Irish Water has defended its operating costs, after a report for the regulator found that the costs of the new utility company are almost twice the average of utility companies in England and Wales.

Irish Water spokeswoman Elizabeth Arnett said that as a start-up company, Irish Water faced a number of challenges that more established companies do not face.

Speaking on RTÉ's Morning Ireland, she said: "(In Ireland) we've been under-investing in water services for decades now and we have a system that doesn't have the sort of advantages that they have in the UK where they've been investing properly for decades.

"So we haven't got the sort of modern system that we would like to have throughout the network.

"That requires an additional level of staffing.

"The other point to make is we have many, many more treatment plants per capita in Ireland than you have in the UK, simply because we have a more dispersed population, so we have more treatment plants to run."

Ms Arnett said that the utility companies in England and Wales have been up and running for 25 years, and the model was that as a utility became established, costs come down and services improve.

"As a utility matures, there is a regulated process that reviews costs on a regular basis, particularly operating costs, and removes costs out of the industry and at the same time, improves the standard of service of delivery for customers - that's at the heart of the utility model."

She said the first review of Irish Water's costs had demanded a 14% reduction in costs.

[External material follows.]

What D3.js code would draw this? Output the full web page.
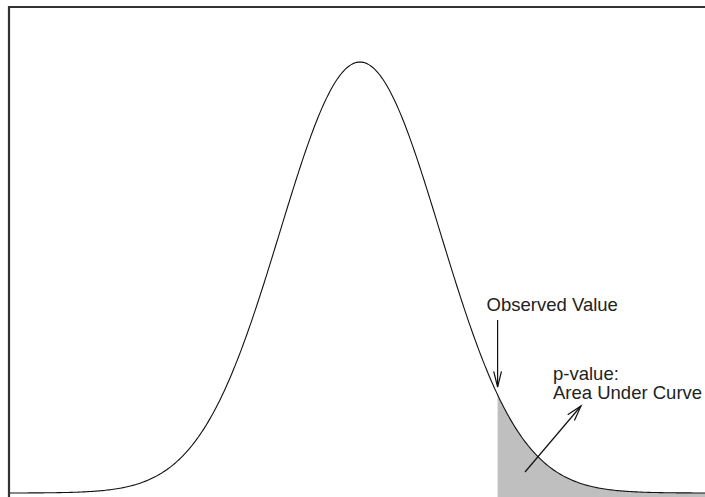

This would pose a challenge, but would have to be met, she said.

"We are a start-up utility, we are not 25 years down the road as they are in the UK. So when you compare a start-up with a mature utility, you see where the start-up needs to get to and that's the main reason why Irish Water has been established."

Ms Arnett also defended salary costs, which were found to be almost three times those in England and Wales, saying Irish Water had entered into service level agreements with local authorities, which had to be met.

On the issue of charges, she said that medium and low water users would be able to stay with the €230 bracket per annum, as metering would allow people to monitor and regulate their water usage.